Extract every entry word for word. Skip the pictures.

-- Start DATA SECTION --

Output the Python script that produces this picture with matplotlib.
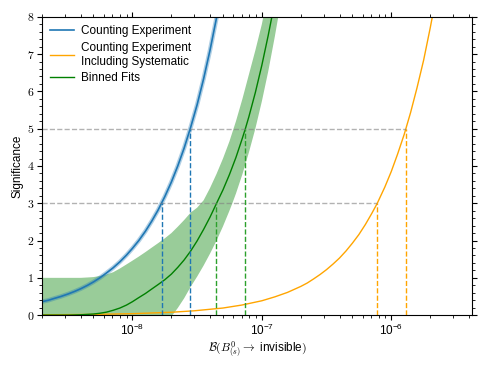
import matplotlib
matplotlib.use("Agg")
import matplotlib.pyplot as plt
from matplotlib.ticker import FuncFormatter, MultipleLocator
import numpy as np

plt.rcParams["mathtext.fontset"] = "cm"
plt.rcParams["font.family"] = "Liberation Sans"

# counting experiment, BR in units of 1e-9
br_count = [2.0, 2.25, 2.5, 2.8, 3.2, 3.6, 4.0, 4.5, 5.0, 5.6, 6.3, 7.1, 8.0, 9.0, 10.0,
            11.2, 12.6, 14.1, 15.8, 17.8, 20.0, 22.4, 25.1, 28.2, 31.6, 35.5, 39.8, 44.7]
z_count = [0.36, 0.40, 0.45, 0.50, 0.57, 0.64, 0.71, 0.80, 0.89, 1.00, 1.13, 1.27, 1.43,
           1.61, 1.79, 2.00, 2.25, 2.52, 2.82, 3.18, 3.57, 4.00, 4.48, 5.04, 5.64, 6.34,
           7.11, 7.98]

# counting experiment including systematic, BR in units of 1e-9
br_syst = [2, 5, 10, 20, 30, 50, 70, 100, 126, 158, 200, 224, 251, 282, 316, 355, 398,
           447, 501, 562, 631, 708, 780, 891, 1000, 1120, 1260, 1410, 1580, 1780, 2000, 2120]
z_syst = [0.008, 0.019, 0.039, 0.077, 0.116, 0.19, 0.27, 0.385, 0.49, 0.61, 0.77, 0.86,
          0.97, 1.09, 1.22, 1.37, 1.53, 1.72, 1.93, 2.16, 2.43, 2.73, 3.00, 3.43, 3.85,
          4.32, 4.85, 5.43, 6.09, 6.84, 7.70, 8.16]

# binned fits, central value
br_fit = [2.0, 3.2, 4.0, 5.0, 5.6, 6.3, 7.1, 8.0, 9.0, 10.0, 11.2, 12.6, 14.1, 15.8, 17.8,
          20.0, 22.4, 25.1, 28.2, 31.6, 35.5, 39.8, 44.7, 50.1, 56.2, 63.1, 70.8, 74.6,
          79.4, 89.1, 100, 112, 120]
z_fit = [0.0, 0.0, 0.01, 0.03, 0.05, 0.08, 0.13, 0.19, 0.27, 0.36, 0.47, 0.58, 0.70, 0.82,
         0.95, 1.10, 1.28, 1.48, 1.72, 1.99, 2.30, 2.63, 3.00, 3.36, 3.77, 4.23, 4.75, 5.00,
         5.32, 5.97, 6.70, 7.50, 8.03]

# binned fits, band edges
br_up = [2.0, 2.5, 3.2, 4.0, 4.5, 5.0, 5.6, 6.3, 7.1, 8.0, 9.0, 10.0, 11.2, 12.6, 14.1,
         15.8, 17.8, 20.0, 22.4, 25.1, 28.2, 31.6, 35.5, 39.8, 44.7, 50.1, 56.2, 63.1,
         70.8, 79.4, 89.1, 100, 110]
z_up = [1.00, 1.00, 1.00, 1.00, 1.01, 1.02, 1.05, 1.09, 1.15, 1.25, 1.36, 1.46, 1.57, 1.69,
        1.81, 1.93, 2.06, 2.20, 2.37, 2.55, 2.75, 2.88, 3.08, 3.41, 3.79, 4.20, 4.66, 5.20,
        5.80, 6.45, 7.10, 7.80, 8.50]
br_lo = [2.0, 20.4, 22.4, 25.1, 28.2, 31.6, 35.5, 39.8, 44.7, 50.1, 56.2, 59.2, 63.1,
         70.8, 79.4, 89.1, 100, 112, 126, 134]
z_lo = [0.0, 0.0, 0.19, 0.45, 0.76, 1.03, 1.33, 1.65, 2.00, 2.38, 2.80, 3.00, 3.26,
        3.78, 4.36, 5.00, 5.73, 6.53, 7.47, 8.00]

# where each curve crosses 3 and 5 sigma (units of 1e-9)
x3 = {"count": 16.8, "fit": 44.6, "syst": 780}
x5 = {"count": 28.0, "fit": 74.6, "syst": 1310}

s = 1e-9
fig = plt.figure(figsize=(4.88, 3.66), dpi=100)
ax = fig.add_axes([0.086, 0.139, 0.881, 0.815])

band_x = np.concatenate([br_up, br_lo[::-1]]) * s
band_y = np.concatenate([z_up, z_lo[::-1]])
ax.fill(band_x, band_y, color="green", alpha=0.4, linewidth=0)

bx = np.array(br_count) * s
ax.plot(bx, z_count, color="#1f77b4", lw=3.2, alpha=0.35)
ax.plot(bx, z_count, color="#1f77b4", lw=1.2, label="Counting Experiment")
ax.plot(np.array(br_syst) * s, z_syst, color="orange", lw=1.0,
        label="Counting Experiment\nIncluding Systematic")
ax.plot(np.array(br_fit) * s, z_fit, color="green", lw=1.0, label="Binned Fits")

xmin, xmax = 2e-9, 4.2e-6
ax.hlines([3, 5], xmin, [x3["syst"] * s, x5["syst"] * s], colors="gray", alpha=0.6,
          linestyles="--", lw=1)
cols = {"count": "#1f77b4", "fit": "#2ca02c", "syst": "orange"}
for k in ["count", "fit", "syst"]:
    ax.vlines(x3[k] * s, 0, 3, colors=cols[k], linestyles="--", lw=1)
    ax.vlines(x5[k] * s, 0, 5, colors=cols[k], linestyles="--", lw=1)

ax.set_xscale("log")
ax.set_xlim(xmin, xmax)
ax.set_ylim(0, 8)
ax.yaxis.set_major_locator(MultipleLocator(1))
ax.yaxis.set_minor_locator(MultipleLocator(0.2))
ax.yaxis.set_major_formatter(FuncFormatter(lambda v, p: r"$%d$" % v))
ax.tick_params(which="both", direction="out", top=True, right=True, labelsize=8.5, pad=2)
ax.tick_params(which="major", length=3.5)
ax.tick_params(which="minor", length=2)

ax.set_xlabel(r"$\mathcal{B}(B^0_{(s)} \rightarrow$ invisible$)$", fontsize=8.5, labelpad=1)
ax.set_ylabel("Significance", fontsize=8.5, labelpad=2)
ax.legend(loc="upper left", frameon=False, fontsize=8.5, handlelength=2.0,
          borderaxespad=0.3, labelspacing=0.4, handletextpad=0.6)

fig.savefig("out.png", dpi=100)
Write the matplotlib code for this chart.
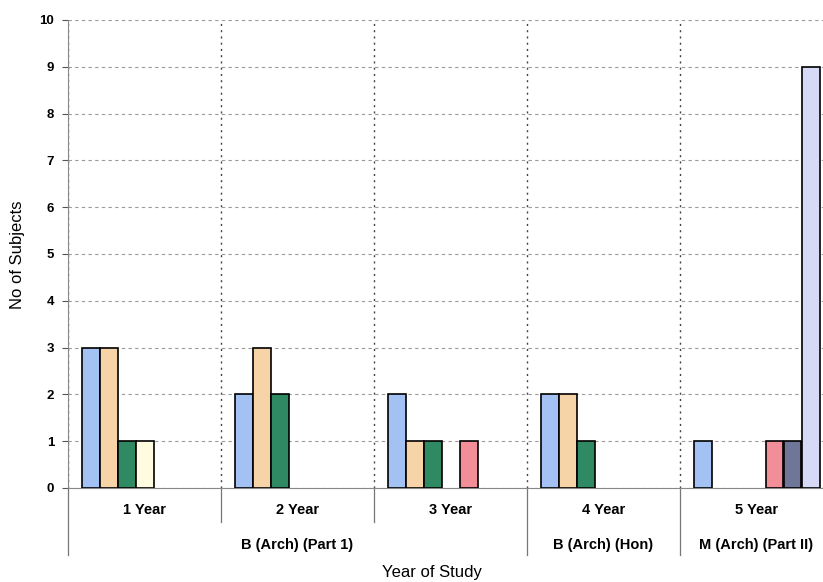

-- End DATA SECTION --

**EXERCISE OUTPUT**
Output the Python script that produces this picture with matplotlib.
import matplotlib
matplotlib.use("Agg")
import matplotlib.pyplot as plt
from matplotlib.ticker import FuncFormatter, MultipleLocator
import numpy as np

plt.rcParams["mathtext.fontset"] = "cm"
plt.rcParams["font.family"] = "Liberation Sans"

# counting experiment, BR in units of 1e-9
br_count = [2.0, 2.25, 2.5, 2.8, 3.2, 3.6, 4.0, 4.5, 5.0, 5.6, 6.3, 7.1, 8.0, 9.0, 10.0,
            11.2, 12.6, 14.1, 15.8, 17.8, 20.0, 22.4, 25.1, 28.2, 31.6, 35.5, 39.8, 44.7]
z_count = [0.36, 0.40, 0.45, 0.50, 0.57, 0.64, 0.71, 0.80, 0.89, 1.00, 1.13, 1.27, 1.43,
           1.61, 1.79, 2.00, 2.25, 2.52, 2.82, 3.18, 3.57, 4.00, 4.48, 5.04, 5.64, 6.34,
           7.11, 7.98]

# counting experiment including systematic, BR in units of 1e-9
br_syst = [2, 5, 10, 20, 30, 50, 70, 100, 126, 158, 200, 224, 251, 282, 316, 355, 398,
           447, 501, 562, 631, 708, 780, 891, 1000, 1120, 1260, 1410, 1580, 1780, 2000, 2120]
z_syst = [0.008, 0.019, 0.039, 0.077, 0.116, 0.19, 0.27, 0.385, 0.49, 0.61, 0.77, 0.86,
          0.97, 1.09, 1.22, 1.37, 1.53, 1.72, 1.93, 2.16, 2.43, 2.73, 3.00, 3.43, 3.85,
          4.32, 4.85, 5.43, 6.09, 6.84, 7.70, 8.16]

# binned fits, central value
br_fit = [2.0, 3.2, 4.0, 5.0, 5.6, 6.3, 7.1, 8.0, 9.0, 10.0, 11.2, 12.6, 14.1, 15.8, 17.8,
          20.0, 22.4, 25.1, 28.2, 31.6, 35.5, 39.8, 44.7, 50.1, 56.2, 63.1, 70.8, 74.6,
          79.4, 89.1, 100, 112, 120]
z_fit = [0.0, 0.0, 0.01, 0.03, 0.05, 0.08, 0.13, 0.19, 0.27, 0.36, 0.47, 0.58, 0.70, 0.82,
         0.95, 1.10, 1.28, 1.48, 1.72, 1.99, 2.30, 2.63, 3.00, 3.36, 3.77, 4.23, 4.75, 5.00,
         5.32, 5.97, 6.70, 7.50, 8.03]

# binned fits, band edges
br_up = [2.0, 2.5, 3.2, 4.0, 4.5, 5.0, 5.6, 6.3, 7.1, 8.0, 9.0, 10.0, 11.2, 12.6, 14.1,
         15.8, 17.8, 20.0, 22.4, 25.1, 28.2, 31.6, 35.5, 39.8, 44.7, 50.1, 56.2, 63.1,
         70.8, 79.4, 89.1, 100, 110]
z_up = [1.00, 1.00, 1.00, 1.00, 1.01, 1.02, 1.05, 1.09, 1.15, 1.25, 1.36, 1.46, 1.57, 1.69,
        1.81, 1.93, 2.06, 2.20, 2.37, 2.55, 2.75, 2.88, 3.08, 3.41, 3.79, 4.20, 4.66, 5.20,
        5.80, 6.45, 7.10, 7.80, 8.50]
br_lo = [2.0, 20.4, 22.4, 25.1, 28.2, 31.6, 35.5, 39.8, 44.7, 50.1, 56.2, 59.2, 63.1,
         70.8, 79.4, 89.1, 100, 112, 126, 134]
z_lo = [0.0, 0.0, 0.19, 0.45, 0.76, 1.03, 1.33, 1.65, 2.00, 2.38, 2.80, 3.00, 3.26,
        3.78, 4.36, 5.00, 5.73, 6.53, 7.47, 8.00]

# where each curve crosses 3 and 5 sigma (units of 1e-9)
x3 = {"count": 16.8, "fit": 44.6, "syst": 780}
x5 = {"count": 28.0, "fit": 74.6, "syst": 1310}

s = 1e-9
fig = plt.figure(figsize=(4.88, 3.66), dpi=100)
ax = fig.add_axes([0.086, 0.139, 0.881, 0.815])

band_x = np.concatenate([br_up, br_lo[::-1]]) * s
band_y = np.concatenate([z_up, z_lo[::-1]])
ax.fill(band_x, band_y, color="green", alpha=0.4, linewidth=0)

bx = np.array(br_count) * s
ax.plot(bx, z_count, color="#1f77b4", lw=3.2, alpha=0.35)
ax.plot(bx, z_count, color="#1f77b4", lw=1.2, label="Counting Experiment")
ax.plot(np.array(br_syst) * s, z_syst, color="orange", lw=1.0,
        label="Counting Experiment\nIncluding Systematic")
ax.plot(np.array(br_fit) * s, z_fit, color="green", lw=1.0, label="Binned Fits")

xmin, xmax = 2e-9, 4.2e-6
ax.hlines([3, 5], xmin, [x3["syst"] * s, x5["syst"] * s], colors="gray", alpha=0.6,
          linestyles="--", lw=1)
cols = {"count": "#1f77b4", "fit": "#2ca02c", "syst": "orange"}
for k in ["count", "fit", "syst"]:
    ax.vlines(x3[k] * s, 0, 3, colors=cols[k], linestyles="--", lw=1)
    ax.vlines(x5[k] * s, 0, 5, colors=cols[k], linestyles="--", lw=1)

ax.set_xscale("log")
ax.set_xlim(xmin, xmax)
ax.set_ylim(0, 8)
ax.yaxis.set_major_locator(MultipleLocator(1))
ax.yaxis.set_minor_locator(MultipleLocator(0.2))
ax.yaxis.set_major_formatter(FuncFormatter(lambda v, p: r"$%d$" % v))
ax.tick_params(which="both", direction="out", top=True, right=True, labelsize=8.5, pad=2)
ax.tick_params(which="major", length=3.5)
ax.tick_params(which="minor", length=2)

ax.set_xlabel(r"$\mathcal{B}(B^0_{(s)} \rightarrow$ invisible$)$", fontsize=8.5, labelpad=1)
ax.set_ylabel("Significance", fontsize=8.5, labelpad=2)
ax.legend(loc="upper left", frameon=False, fontsize=8.5, handlelength=2.0,
          borderaxespad=0.3, labelspacing=0.4, handletextpad=0.6)

fig.savefig("out.png", dpi=100)
Write the matplotlib code for this chart.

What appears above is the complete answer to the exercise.